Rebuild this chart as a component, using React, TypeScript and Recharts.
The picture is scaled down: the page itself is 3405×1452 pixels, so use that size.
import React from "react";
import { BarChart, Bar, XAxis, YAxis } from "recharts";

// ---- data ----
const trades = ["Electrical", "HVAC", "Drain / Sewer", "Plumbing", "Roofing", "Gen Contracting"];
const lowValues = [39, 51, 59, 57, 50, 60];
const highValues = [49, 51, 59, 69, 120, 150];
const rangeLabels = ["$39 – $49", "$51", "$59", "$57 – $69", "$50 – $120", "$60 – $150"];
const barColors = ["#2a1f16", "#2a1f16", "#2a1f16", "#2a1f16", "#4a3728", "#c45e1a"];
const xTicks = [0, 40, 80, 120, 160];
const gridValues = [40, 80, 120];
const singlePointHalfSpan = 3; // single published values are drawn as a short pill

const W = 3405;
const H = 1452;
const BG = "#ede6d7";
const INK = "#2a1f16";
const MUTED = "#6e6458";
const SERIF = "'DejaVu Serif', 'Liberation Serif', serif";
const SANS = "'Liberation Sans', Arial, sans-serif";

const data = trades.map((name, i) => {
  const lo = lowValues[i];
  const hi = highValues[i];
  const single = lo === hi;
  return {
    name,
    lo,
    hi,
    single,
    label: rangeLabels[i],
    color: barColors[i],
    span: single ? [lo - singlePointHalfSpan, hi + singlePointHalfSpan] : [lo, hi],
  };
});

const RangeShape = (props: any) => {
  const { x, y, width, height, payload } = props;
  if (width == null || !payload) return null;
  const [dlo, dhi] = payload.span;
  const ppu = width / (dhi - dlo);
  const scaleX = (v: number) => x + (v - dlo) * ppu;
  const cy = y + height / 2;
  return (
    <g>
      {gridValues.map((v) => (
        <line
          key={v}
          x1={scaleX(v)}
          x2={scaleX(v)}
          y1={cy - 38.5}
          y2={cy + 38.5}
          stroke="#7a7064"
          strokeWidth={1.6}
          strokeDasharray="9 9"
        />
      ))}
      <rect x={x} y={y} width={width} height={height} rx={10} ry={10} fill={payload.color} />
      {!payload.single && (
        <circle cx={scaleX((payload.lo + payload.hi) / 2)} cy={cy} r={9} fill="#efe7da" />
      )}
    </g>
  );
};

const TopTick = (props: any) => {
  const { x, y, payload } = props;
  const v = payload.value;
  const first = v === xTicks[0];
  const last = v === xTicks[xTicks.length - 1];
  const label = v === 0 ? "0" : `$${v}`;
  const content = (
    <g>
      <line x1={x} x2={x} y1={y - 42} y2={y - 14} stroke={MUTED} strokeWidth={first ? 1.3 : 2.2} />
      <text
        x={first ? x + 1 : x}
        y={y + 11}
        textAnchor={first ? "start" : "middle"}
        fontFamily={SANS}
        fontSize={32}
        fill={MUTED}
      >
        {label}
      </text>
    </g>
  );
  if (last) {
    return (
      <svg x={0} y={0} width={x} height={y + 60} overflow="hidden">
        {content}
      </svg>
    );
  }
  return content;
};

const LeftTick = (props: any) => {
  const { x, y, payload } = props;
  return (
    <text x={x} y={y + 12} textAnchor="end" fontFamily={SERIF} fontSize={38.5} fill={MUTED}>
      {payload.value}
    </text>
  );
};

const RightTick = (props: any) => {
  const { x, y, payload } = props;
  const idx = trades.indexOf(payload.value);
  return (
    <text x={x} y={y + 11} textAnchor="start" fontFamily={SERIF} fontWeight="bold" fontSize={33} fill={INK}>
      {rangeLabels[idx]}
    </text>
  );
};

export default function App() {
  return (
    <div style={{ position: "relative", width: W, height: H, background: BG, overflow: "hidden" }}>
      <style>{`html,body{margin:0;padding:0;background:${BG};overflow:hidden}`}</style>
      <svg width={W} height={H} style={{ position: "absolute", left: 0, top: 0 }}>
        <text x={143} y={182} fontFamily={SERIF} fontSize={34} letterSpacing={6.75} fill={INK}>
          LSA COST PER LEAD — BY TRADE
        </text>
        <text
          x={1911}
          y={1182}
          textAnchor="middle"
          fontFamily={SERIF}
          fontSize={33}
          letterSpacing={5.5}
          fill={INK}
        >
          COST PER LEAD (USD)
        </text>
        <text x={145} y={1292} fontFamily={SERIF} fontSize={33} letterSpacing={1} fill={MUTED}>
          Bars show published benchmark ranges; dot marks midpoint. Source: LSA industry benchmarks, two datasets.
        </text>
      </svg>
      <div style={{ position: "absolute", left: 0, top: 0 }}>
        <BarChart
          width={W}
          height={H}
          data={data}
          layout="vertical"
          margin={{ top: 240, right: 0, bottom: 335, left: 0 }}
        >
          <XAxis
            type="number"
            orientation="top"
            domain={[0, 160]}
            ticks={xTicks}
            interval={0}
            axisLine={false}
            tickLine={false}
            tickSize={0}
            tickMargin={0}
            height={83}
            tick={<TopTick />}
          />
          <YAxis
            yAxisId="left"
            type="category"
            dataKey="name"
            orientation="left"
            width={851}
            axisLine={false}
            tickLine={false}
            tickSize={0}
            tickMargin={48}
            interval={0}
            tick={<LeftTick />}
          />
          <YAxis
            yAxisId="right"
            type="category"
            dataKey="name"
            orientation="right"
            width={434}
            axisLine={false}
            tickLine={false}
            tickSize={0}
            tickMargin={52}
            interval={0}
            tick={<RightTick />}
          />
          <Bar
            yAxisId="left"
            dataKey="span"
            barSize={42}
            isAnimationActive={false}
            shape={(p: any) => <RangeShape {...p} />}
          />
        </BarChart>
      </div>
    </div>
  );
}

--------

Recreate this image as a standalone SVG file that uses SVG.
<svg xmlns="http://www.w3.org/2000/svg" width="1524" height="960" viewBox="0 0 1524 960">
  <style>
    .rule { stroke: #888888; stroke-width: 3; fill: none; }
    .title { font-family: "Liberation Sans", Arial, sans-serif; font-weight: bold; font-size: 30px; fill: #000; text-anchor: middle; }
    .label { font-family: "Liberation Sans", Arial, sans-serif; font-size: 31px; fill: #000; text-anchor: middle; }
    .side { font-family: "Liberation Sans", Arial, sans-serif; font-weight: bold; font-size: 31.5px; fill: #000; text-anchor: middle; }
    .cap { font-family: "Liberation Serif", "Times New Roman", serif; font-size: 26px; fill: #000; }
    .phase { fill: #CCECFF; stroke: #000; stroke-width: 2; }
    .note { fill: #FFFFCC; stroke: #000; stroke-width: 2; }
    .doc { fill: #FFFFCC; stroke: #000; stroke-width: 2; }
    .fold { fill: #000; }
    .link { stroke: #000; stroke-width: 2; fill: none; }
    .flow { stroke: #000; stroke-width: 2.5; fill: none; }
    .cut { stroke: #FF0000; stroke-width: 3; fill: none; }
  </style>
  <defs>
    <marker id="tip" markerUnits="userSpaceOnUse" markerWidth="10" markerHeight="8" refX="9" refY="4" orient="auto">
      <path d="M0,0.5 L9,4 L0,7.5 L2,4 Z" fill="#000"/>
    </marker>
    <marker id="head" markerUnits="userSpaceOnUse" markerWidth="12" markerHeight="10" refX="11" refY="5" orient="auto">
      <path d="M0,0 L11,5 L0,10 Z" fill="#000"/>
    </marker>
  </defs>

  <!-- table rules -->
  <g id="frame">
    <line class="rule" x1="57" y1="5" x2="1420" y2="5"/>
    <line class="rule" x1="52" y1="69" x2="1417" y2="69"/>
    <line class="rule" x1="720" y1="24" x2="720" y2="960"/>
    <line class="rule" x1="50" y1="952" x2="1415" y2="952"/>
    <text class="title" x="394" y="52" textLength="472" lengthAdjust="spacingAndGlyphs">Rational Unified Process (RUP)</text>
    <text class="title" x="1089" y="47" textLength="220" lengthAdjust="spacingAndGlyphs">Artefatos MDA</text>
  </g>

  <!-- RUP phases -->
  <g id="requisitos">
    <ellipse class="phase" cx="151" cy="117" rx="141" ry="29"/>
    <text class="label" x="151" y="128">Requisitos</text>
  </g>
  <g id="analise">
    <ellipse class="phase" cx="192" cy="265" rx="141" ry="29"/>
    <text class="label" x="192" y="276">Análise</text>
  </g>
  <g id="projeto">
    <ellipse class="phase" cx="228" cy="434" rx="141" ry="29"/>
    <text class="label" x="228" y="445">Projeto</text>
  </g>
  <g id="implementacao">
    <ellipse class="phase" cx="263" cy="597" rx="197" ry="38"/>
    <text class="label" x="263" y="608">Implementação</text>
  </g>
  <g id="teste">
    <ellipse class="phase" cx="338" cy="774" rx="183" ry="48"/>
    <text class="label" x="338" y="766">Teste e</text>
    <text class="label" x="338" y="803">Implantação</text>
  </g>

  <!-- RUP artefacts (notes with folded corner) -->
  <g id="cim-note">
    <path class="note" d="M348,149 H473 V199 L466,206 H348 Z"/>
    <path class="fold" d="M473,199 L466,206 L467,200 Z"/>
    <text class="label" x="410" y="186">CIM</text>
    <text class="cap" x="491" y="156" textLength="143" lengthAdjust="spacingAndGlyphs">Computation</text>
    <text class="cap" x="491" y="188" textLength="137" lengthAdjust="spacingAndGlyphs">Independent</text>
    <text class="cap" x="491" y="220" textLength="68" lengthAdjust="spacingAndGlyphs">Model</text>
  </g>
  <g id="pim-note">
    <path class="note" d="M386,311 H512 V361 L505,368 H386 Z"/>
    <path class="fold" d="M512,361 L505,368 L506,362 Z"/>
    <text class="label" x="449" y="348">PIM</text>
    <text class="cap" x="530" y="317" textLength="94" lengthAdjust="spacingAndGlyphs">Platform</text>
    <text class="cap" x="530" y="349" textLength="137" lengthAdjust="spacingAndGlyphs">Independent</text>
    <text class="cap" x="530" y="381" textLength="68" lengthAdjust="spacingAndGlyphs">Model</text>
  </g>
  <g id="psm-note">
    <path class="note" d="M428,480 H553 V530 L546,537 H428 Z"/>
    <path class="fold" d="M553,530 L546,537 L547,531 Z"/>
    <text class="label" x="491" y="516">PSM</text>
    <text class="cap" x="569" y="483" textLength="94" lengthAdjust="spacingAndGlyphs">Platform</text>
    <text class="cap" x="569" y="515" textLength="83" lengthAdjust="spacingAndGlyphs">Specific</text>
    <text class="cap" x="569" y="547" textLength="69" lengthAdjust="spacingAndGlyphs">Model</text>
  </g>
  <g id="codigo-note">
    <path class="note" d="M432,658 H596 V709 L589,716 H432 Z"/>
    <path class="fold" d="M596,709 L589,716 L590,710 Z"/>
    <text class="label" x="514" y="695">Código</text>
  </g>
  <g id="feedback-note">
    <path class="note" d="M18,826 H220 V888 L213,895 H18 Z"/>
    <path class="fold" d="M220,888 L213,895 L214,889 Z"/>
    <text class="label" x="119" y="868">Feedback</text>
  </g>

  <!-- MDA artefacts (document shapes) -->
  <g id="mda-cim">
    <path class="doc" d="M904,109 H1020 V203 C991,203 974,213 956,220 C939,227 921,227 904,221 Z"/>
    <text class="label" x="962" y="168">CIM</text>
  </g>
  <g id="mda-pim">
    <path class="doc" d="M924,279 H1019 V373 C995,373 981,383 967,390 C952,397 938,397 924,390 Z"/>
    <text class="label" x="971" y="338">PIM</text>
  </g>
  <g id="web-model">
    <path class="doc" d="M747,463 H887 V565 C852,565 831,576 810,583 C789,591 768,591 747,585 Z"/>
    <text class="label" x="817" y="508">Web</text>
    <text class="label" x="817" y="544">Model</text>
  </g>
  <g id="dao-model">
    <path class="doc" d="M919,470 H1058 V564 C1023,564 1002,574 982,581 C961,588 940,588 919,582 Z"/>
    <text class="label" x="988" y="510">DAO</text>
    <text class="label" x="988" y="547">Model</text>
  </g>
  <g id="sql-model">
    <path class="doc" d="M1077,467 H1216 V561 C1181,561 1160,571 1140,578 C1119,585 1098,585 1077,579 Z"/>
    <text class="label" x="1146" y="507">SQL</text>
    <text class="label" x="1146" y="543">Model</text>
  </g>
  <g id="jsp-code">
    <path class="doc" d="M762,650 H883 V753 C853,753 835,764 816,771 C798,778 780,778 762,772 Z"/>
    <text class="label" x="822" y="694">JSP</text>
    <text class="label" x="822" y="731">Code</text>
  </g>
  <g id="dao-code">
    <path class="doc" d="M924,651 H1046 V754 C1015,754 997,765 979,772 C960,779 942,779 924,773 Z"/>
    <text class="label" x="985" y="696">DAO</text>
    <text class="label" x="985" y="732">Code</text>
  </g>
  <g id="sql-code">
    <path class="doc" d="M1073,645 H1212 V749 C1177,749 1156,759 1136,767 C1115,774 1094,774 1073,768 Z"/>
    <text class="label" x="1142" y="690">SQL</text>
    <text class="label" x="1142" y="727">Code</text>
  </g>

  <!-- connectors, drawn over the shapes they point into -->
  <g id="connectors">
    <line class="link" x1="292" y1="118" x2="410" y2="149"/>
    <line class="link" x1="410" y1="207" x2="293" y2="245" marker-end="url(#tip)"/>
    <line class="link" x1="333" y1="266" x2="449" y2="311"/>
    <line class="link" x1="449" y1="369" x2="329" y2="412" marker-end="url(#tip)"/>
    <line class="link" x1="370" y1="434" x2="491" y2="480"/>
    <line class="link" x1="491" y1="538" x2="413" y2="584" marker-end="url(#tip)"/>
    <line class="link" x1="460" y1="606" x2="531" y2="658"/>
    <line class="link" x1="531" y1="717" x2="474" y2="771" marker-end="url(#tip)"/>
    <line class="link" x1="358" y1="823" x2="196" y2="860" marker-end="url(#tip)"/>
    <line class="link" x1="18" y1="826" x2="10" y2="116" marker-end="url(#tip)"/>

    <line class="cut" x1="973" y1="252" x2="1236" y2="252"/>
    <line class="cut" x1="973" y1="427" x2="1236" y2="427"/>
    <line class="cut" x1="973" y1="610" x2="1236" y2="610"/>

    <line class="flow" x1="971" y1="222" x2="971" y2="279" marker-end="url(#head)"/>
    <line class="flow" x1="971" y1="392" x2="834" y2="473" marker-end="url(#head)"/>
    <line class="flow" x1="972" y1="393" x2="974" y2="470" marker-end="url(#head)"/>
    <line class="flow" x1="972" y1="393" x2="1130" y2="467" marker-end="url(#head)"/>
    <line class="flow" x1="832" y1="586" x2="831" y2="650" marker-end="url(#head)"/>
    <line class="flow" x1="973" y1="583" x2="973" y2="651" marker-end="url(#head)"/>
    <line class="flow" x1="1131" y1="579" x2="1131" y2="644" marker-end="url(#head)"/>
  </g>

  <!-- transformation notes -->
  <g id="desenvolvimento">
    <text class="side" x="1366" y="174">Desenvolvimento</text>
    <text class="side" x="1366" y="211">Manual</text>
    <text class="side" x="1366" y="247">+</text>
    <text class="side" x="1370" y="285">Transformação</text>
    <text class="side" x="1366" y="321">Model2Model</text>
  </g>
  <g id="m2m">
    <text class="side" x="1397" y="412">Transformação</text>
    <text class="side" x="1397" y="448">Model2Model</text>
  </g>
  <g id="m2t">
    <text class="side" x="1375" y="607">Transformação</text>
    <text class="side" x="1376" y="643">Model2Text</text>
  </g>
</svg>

--------

▶ [Exercise instructions]: Nothing beyond the lines starting at the line containing "The picture is" and ending at the line containing "const singlePointHalfSpan = 3;" is to be reproduced; reproduce those lines exactly, both ends included.

▶ [Exercise solution]:
The picture is scaled down: the page itself is 3405×1452 pixels, so use that size.
import React from "react";
import { BarChart, Bar, XAxis, YAxis } from "recharts";

// ---- data ----
const trades = ["Electrical", "HVAC", "Drain / Sewer", "Plumbing", "Roofing", "Gen Contracting"];
const lowValues = [39, 51, 59, 57, 50, 60];
const highValues = [49, 51, 59, 69, 120, 150];
const rangeLabels = ["$39 – $49", "$51", "$59", "$57 – $69", "$50 – $120", "$60 – $150"];
const barColors = ["#2a1f16", "#2a1f16", "#2a1f16", "#2a1f16", "#4a3728", "#c45e1a"];
const xTicks = [0, 40, 80, 120, 160];
const gridValues = [40, 80, 120];
const singlePointHalfSpan = 3; // single published values are drawn as a short pill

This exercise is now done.